By Gary Walker
A resident of the 246-unit Breezes Del Mar affordable housing complex in Venice for nearly three decades, Kendra Moore has raised four daughters and three grandchildren at her Indiana Avenue apartment and formed lasting relationships with many of her neighbors.
But she and thousands of other public housing tenants on the Westside are bracing for life-altering consequences of anticipated rent hikes next year due to cuts in federal affordable housing subsidies.
The rent subsidy voucher reserves of the Housing Authority of the city of Los Angeles are expected to run out before the end of the year, forcing a program drawdown that could leave tenants like Moore paying about $200 more in rent each month, said housing authority President Douglas Guthrie.
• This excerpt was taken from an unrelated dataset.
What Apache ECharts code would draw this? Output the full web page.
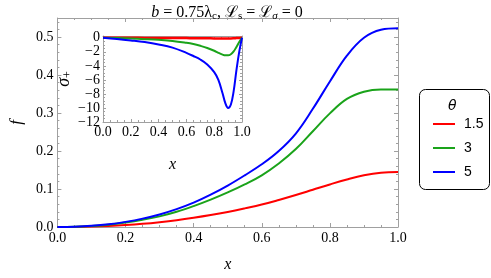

“This has been a very difficult year,” Guthrie said. “I expect our Section 8 reserves to be depleted by the end of the year. Continuation of [federal budget] sequestration and funding at current levels will leas to lower subsidies for our Section 8 [rent voucher] participants.”
That affects more than 1,000 tenants of both Breezes Del Mar, the largest federally subsidized housing development west of Lincoln Boulevard, the 600-unit Mar Vista Gardens in Del Rey, as well as those living in other buildings that accept Section 8 vouchers.
For some of those living on low and fixed incomes, $200 could be enough to put some people out on the street or going without other necessities.
“My family and other families could lose everything if there are more cuts,” said Moore, 48, who works as a receptionist for the Santa Monica Boys & Girls Club and is president of Breezes Del Mar’s tenant action committee.
Guthrie said his agency as lost $46 million to the automatic federal spending cuts triggered by sequestration in March, a deficit that will continue to expand if reduced federal funding continues through January.
Bill Przylucki, executive director of the nonprofit People Organized for Westside Renewal in Santa Monica, said the recent federal government shutdown and postponement of Congress’ debt ceiling battle to January has stoked fears of even larger cuts to affordable housing supports.
“If [the shutdown] had continued the government would not have continued to pay the landlords, and tenants could have been in danger of being evicted,” Przylucki said.
Even under the status quo, “At some point there has to be another investment in public housing if we’re going to see these programs work,” he said.
Rep. Maxine Waters (D- Westchester), a member of the House Financial Services Committee, lamented cuts in federal housing supports.
“This is going to affect many of my constituents, but I promise that I will do all that I can to make sure that any further cuts will not be as severe,” she said.
If they do continue, “Where are people going to go?” asked Moore.